The IPC currently has 29 commisioners appointed for three year terms. Under the recommendations of the report, this figure would be reduced with consultants providing separate expert advice when required.
The move to reduce the number of commissioners would make decisions faster and more consistent, Mr Stokes said.
The report also recommends the remuneration model should also be reviewed, with consideration of fixed fees or a remuneration cap.
The Productivity Commission notes the IPC has a 13-strong Secretariat which it says is understaffed, lacking in experience and reliant on contractors, and is in the process of being restructured.
“This is clearly not ideal and the IPC’s restructure and recruitment should be addressed as a matter of urgency,” it says.

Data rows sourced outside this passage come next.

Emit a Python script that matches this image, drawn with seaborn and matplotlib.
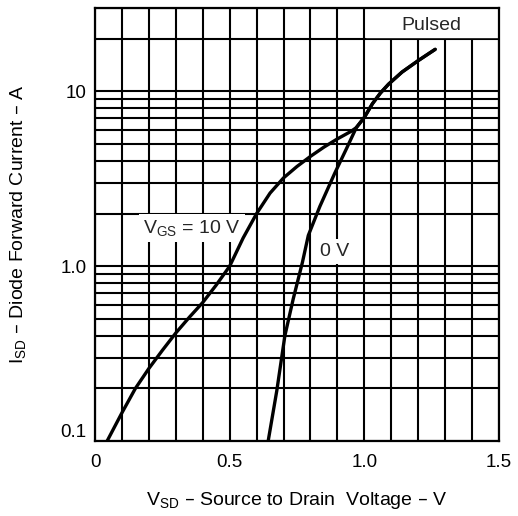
import numpy as np
import pandas as pd
import matplotlib.pyplot as plt
from matplotlib.ticker import MultipleLocator, LogLocator, FixedLocator, FixedFormatter, NullFormatter
import seaborn as sns

# values
vgs10_v = [0.045, 0.10, 0.15, 0.20, 0.25, 0.30, 0.35, 0.40, 0.45, 0.50,
           0.55, 0.60, 0.65, 0.70, 0.75, 0.80, 0.85, 0.90, 0.95, 0.97]
vgs10_i = [0.10, 0.145, 0.20, 0.26, 0.33, 0.415, 0.51, 0.62, 0.78, 1.0,
           1.45, 2.0, 2.62, 3.2, 3.72, 4.25, 4.8, 5.35, 5.9, 6.2]

vgs0_v = [0.643, 0.675, 0.705, 0.736, 0.77, 0.792, 0.835, 0.89, 0.935, 0.97]
vgs0_i = [0.10, 0.194, 0.40, 0.65, 1.05, 1.5, 2.2, 3.4, 4.75, 6.2]

# both curves share the top part
shared_v = [1.0, 1.03, 1.06, 1.09, 1.14, 1.2, 1.263]
shared_i = [7.1, 8.5, 9.8, 11.0, 12.9, 15.0, 17.4]

ytick_vals = [0.1, 1, 10]
ytick_labels = ['0.1', '1.0', '10']
xtick_vals = [0, 0.5, 1.0, 1.5]
xtick_labels = ['0', '0.5', '1.0', '1.5']

df = pd.concat([
    pd.DataFrame({'vsd': vgs10_v + shared_v, 'isd': vgs10_i + shared_i, 'curve': '10 V'}),
    pd.DataFrame({'vsd': vgs0_v + shared_v, 'isd': vgs0_i + shared_i, 'curve': '0 V'}),
])

sns.set_theme(style='white')
plt.rcParams['font.family'] = ['Liberation Sans', 'DejaVu Sans']
plt.rcParams['mathtext.default'] = 'regular'

fig, ax = plt.subplots(figsize=(5.18, 5.16), dpi=100)
fig.subplots_adjust(left=0.1834, right=0.9633, bottom=0.1453, top=0.9845)

sns.lineplot(data=df, x='vsd', y='isd', hue='curve', palette=['black', 'black'],
             sort=False, estimator=None, legend=False, lw=2.4, ax=ax, zorder=4)

ax.set_yscale('log')
ax.set_xlim(0, 1.5)
ax.set_ylim(0.1, 30)

ax.xaxis.set_major_locator(FixedLocator(xtick_vals))
ax.xaxis.set_major_formatter(FixedFormatter(xtick_labels))
ax.xaxis.set_minor_locator(MultipleLocator(0.1))
ax.yaxis.set_major_locator(FixedLocator(ytick_vals))
ax.yaxis.set_major_formatter(FixedFormatter(ytick_labels))
ax.yaxis.set_minor_locator(LogLocator(base=10, subs=np.arange(2, 10)))
ax.yaxis.set_minor_formatter(NullFormatter())

ax.grid(True, which='both', color='black', lw=1.5)
ax.set_axisbelow(True)
ax.tick_params(which='both', length=0, labelsize=13.5, colors='black')
ax.tick_params(axis='x', pad=9)
ax.tick_params(axis='y', pad=6)
for s in ax.spines.values():
    s.set_color('black')
    s.set_linewidth(1.6)

# keep the bottom label inside the frame like the original
fig.canvas.draw()
ax.get_yticklabels()[0].set_va('bottom')

# white box over the top row for the "Pulsed" note
ax.fill_between([1.005, 1.5], 20.4, 30, color='white', zorder=1)
ax.text(1.25, 22.4, 'Pulsed', fontsize=14, ha='center', va='baseline', zorder=3)

box = dict(facecolor='white', edgecolor='none', pad=3)
ax.text(0.178, 1.55, r'V$_{GS}$ = 10 V', fontsize=14, ha='left', va='baseline',
        bbox=box, zorder=3)
ax.text(0.835, 1.14, '0 V', fontsize=14, ha='left', va='baseline', bbox=box, zorder=3)

ax.set_xlabel(r'V$_{SD}$ – Source to Drain  Voltage – V', fontsize=14, color='black')
ax.set_ylabel(r'I$_{SD}$ – Diode Forward Current – A', fontsize=14, color='black')
ax.xaxis.set_label_coords(0.5, -0.113)
ax.yaxis.set_label_coords(-0.166, 0.5)

fig.savefig('out.png', dpi=100)
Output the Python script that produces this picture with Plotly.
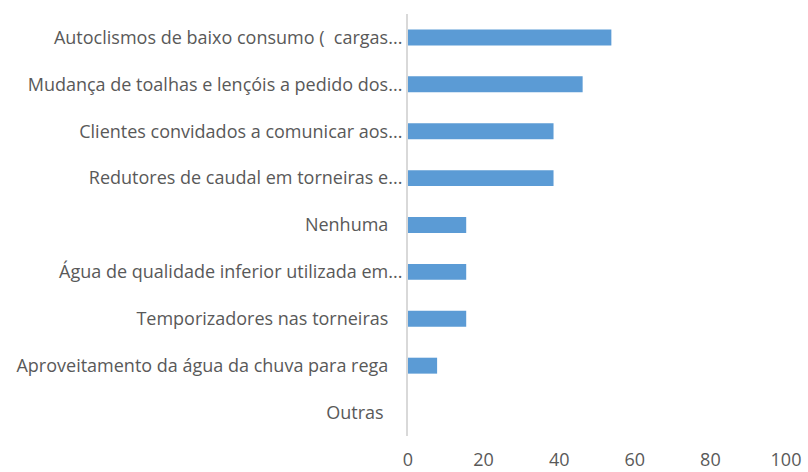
import plotly.graph_objects as go

# Medidas de poupança de água adotadas (%)
medidas = [
    "Autoclismos de baixo consumo (  cargas...",
    "Mudança de toalhas e lençóis a pedido dos...",
    "Clientes convidados a comunicar aos...",
    "Redutores de caudal em torneiras e...",
    "Nenhuma\u00a0\u00a0\u00a0",
    "Água de qualidade inferior utilizada em...",
    "Temporizadores nas torneiras\u00a0\u00a0\u00a0",
    "Aproveitamento da água da chuva para rega\u00a0\u00a0\u00a0",
    "Outras\u00a0\u00a0\u00a0\u00a0",
]
percentagens = [53.8, 46.2, 38.5, 38.5, 15.4, 15.4, 15.4, 7.7, 0]
x_ticks = [0, 20, 40, 60, 80, 100]

FONT = "Open Sans"
GREY = "#595959"
SIZE = 18

fig = go.Figure(
    go.Bar(
        x=percentagens,
        y=medidas,
        orientation="h",
        marker=dict(color="#5B9BD5", line=dict(width=0)),
        hoverinfo="x+y",
    )
)

fig.update_layout(
    width=808,
    height=472,
    margin=dict(l=408, r=22, t=14, b=36),
    paper_bgcolor="white",
    plot_bgcolor="white",
    bargap=0.66,
    showlegend=False,
    font=dict(family=FONT, size=SIZE, color=GREY),
)

fig.update_xaxes(
    range=[0, 100],
    tickvals=x_ticks,
    showgrid=False,
    zeroline=False,
    showline=False,
    ticks="",
    automargin=False,
    ticklabelstandoff=11,
    tickfont=dict(family=FONT, size=SIZE, color=GREY),
)

fig.update_yaxes(
    categoryorder="array",
    categoryarray=medidas,
    autorange="reversed",
    showgrid=False,
    zeroline=False,
    showline=True,
    linecolor="#D9D9D9",
    linewidth=2,
    ticks="",
    automargin=False,
    tickfont=dict(family=FONT, size=SIZE, color=GREY),
)

fig.write_html("out.html")
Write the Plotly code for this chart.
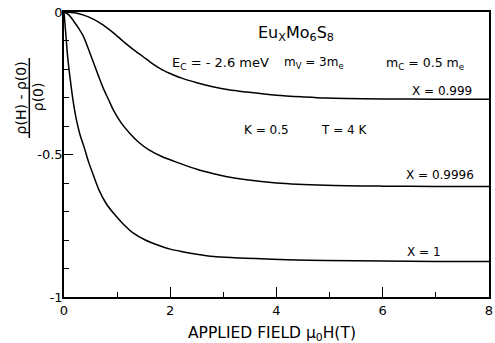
import plotly.graph_objects as go

# X = 0.999
h_a = [0, 0.2, 0.37, 0.55, 0.74, 0.93, 1.12, 1.3, 1.49, 1.67, 1.86, 2.05, 2.23, 2.5, 2.8, 3.1, 3.44, 4.0, 4.5, 4.93, 6.0, 7.0, 8.0]
r_a = [0, -0.003, -0.011, -0.025, -0.046, -0.073, -0.104, -0.131, -0.157, -0.182, -0.204, -0.220, -0.233, -0.248, -0.262, -0.273, -0.281, -0.292, -0.298, -0.302, -0.305, -0.306, -0.306]

# X = 0.9996
h_b = [0, 0.1, 0.19, 0.28, 0.37, 0.46, 0.56, 0.65, 0.74, 0.84, 0.93, 1.08, 1.24, 1.4, 1.6, 1.85, 2.18, 2.5, 2.8, 3.07, 3.4, 4.0, 4.93, 6.0, 7.0, 8.0]
r_b = [0, -0.012, -0.034, -0.058, -0.087, -0.13, -0.18, -0.225, -0.268, -0.308, -0.344, -0.39, -0.426, -0.456, -0.484, -0.508, -0.531, -0.552, -0.567, -0.578, -0.588, -0.600, -0.608, -0.611, -0.612, -0.612]

# X = 1
h_c = [0, 0.035, 0.07, 0.12, 0.17, 0.23, 0.3, 0.38, 0.46, 0.54, 0.66, 0.79, 0.95, 1.1, 1.3, 1.53, 1.8, 2.0, 2.23, 2.5, 2.82, 3.2, 3.6, 4.2, 4.93, 6.0, 7.0, 8.0]
r_c = [0, -0.08, -0.16, -0.24, -0.31, -0.375, -0.43, -0.475, -0.525, -0.566, -0.625, -0.671, -0.71, -0.741, -0.775, -0.80, -0.82, -0.832, -0.841, -0.85, -0.858, -0.862, -0.865, -0.869, -0.872, -0.874, -0.875, -0.875]

x_ticks = [0, 2, 4, 6, 8]
x_minor = [1, 3, 5, 7]
y_ticks = [0, -0.5, -1]
y_ticktext = ["0", "-0.5", "-1"]

FONT = "DejaVu Sans"

fig = go.Figure()
for hx, ry in [(h_a, r_a), (h_b, r_b), (h_c, r_c)]:
    fig.add_trace(go.Scatter(x=hx, y=ry, mode="lines",
                             line=dict(color="black", width=1.5, shape="spline", smoothing=0.8),
                             showlegend=False, hoverinfo="skip"))

W, H = 495, 343
L, R, T, B = 64, 2, 12, 46
pw, ph = W - L - R, H - T - B

def px(x):
    return (x - L) / pw

def py(y):
    return (H - B - y) / ph

fig.update_layout(
    width=W, height=H, autosize=False,
    margin=dict(l=L, r=R, t=T, b=B, pad=0),
    plot_bgcolor="white", paper_bgcolor="white",
    font=dict(family=FONT, size=13, color="black"),
    xaxis=dict(range=[0, 8], tickvals=x_ticks, ticks="inside", ticklen=10, tickwidth=1.3,
               tickcolor="black", showline=True, linewidth=1.5, linecolor="black", mirror=True,
               showgrid=False, zeroline=False, tickfont=dict(size=13),
               ticklabeloverflow="allow", ticklabelstandoff=1,
               minor=dict(tickvals=x_minor, ticks="inside", ticklen=5, tickwidth=1.2, tickcolor="black", showgrid=False)),
    yaxis=dict(range=[-1, 0], tickvals=y_ticks, ticktext=y_ticktext, ticks="inside", ticklen=9, tickwidth=1.3,
               tickcolor="black", showline=True, linewidth=1.5, linecolor="black", mirror=True,
               showgrid=False, zeroline=False, tickfont=dict(size=13),
               ticklabeloverflow="allow", ticklabelstandoff=-3,
               minor=dict(dtick=0.1, ticks="inside", ticklen=5, tickwidth=1.2, tickcolor="black", showgrid=False)),
)

ann = [
    ("Eu<sub>X</sub>Mo<sub>6</sub>S<sub>8</sub>", 298, 33, "center", 16),
    ("E<sub>C</sub> = - 2.6 meV", 222, 63, "center", 13),
    ("m<sub>V</sub> = 3m<sub>e</sub>", 316, 63, "center", 12),
    ("m<sub>C</sub> = 0.5 m<sub>e</sub>", 428, 63, "center", 12.5),
    ("X = 0.999", 413, 91, "left", 12),
    ("K = 0.5", 268, 130, "center", 12),
    ("T = 4 K", 347, 130, "center", 12),
    ("X = 0.9996", 407, 175, "left", 12),
    ("X = 1", 408, 252, "left", 12),
]
for text, x, y, xa, s in ann:
    fig.add_annotation(text=text, x=px(x), y=py(y), xref="paper", yref="paper",
                       xanchor=xa, yanchor="middle", showarrow=False, font=dict(size=s))

fig.add_annotation(text="APPLIED FIELD μ<sub>0</sub>H(T)", x=px(274), y=py(333.5), xref="paper", yref="paper",
                   xanchor="center", yanchor="middle", showarrow=False, font=dict(size=15.5))

# y-axis title as a fraction
fig.add_annotation(text="ρ(H) - ρ(0)", x=px(21), y=py(98), xref="paper", yref="paper",
                   xanchor="center", yanchor="middle", showarrow=False, textangle=-90, font=dict(size=14))
fig.add_annotation(text="ρ(0)", x=px(38), y=py(97), xref="paper", yref="paper",
                   xanchor="center", yanchor="middle", showarrow=False, textangle=-90, font=dict(size=14))
fig.add_shape(type="line", xref="paper", yref="paper", x0=px(29), x1=px(29), y0=py(138), y1=py(58),
              line=dict(color="black", width=1.5))

fig.write_html("out.html")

Increasing threshold of community objections
The report recommends that only the most contentious major projects should be referred to the IPC, that councils should be able to rescind objections after a development has been exhibited and that the threshold of community objections for a matter to be consider should be doubled from 25 to 50 unique objections, excluding councils.
“One position presented to this review is that it is increasingly easy to ‘game’ the system and ‘drum up’ more than 25 objections through automated online systems that generate ‘form letters’ of petitions, or through the circulation of form letters among a special interest’s organisation’s mailing list,” the report says.
It says if the 50 complaints threshold applied in 2018-19 there would have been 11 fewer referrals that year.
It also recommends reverting to a single stage public hearing process.
Planning minister Rob Stokes said the government had accepted all the review’s 12 recommendations.
Councils cautious, developers smiling
LGNSW said it welcomed the decision to retain and improve the IPC saying it provided important checks and balances in the planning system.
However it was important that councils be consulted ahead of determinations to help ensure the conditions of consent are beneficial to the local community that will be impacted by the development, President Linda Scott told Government News.
“These consent conditions must also recognise the need for developers to make a contribution to the community and environment,” she said.
Developers were pleased with the government’s response saying the recommendations would prevent commissioners going on “flights of legal fancy” and being “bulldozed by organised community action groups”.
Urban Taskforce, which had sought a watering-down of IPC powers to overturn government decisions, called for all the recommendations to be immediately implemented.
“The changes will mean that Commissioners will be more focused on planning decisions. They will no longer be able to go on their own flights of legal fancy. Where there is ambiguity in policy, they will be allowed to seek advice from DPIE or the Minister”, CEO Tom Forrest said.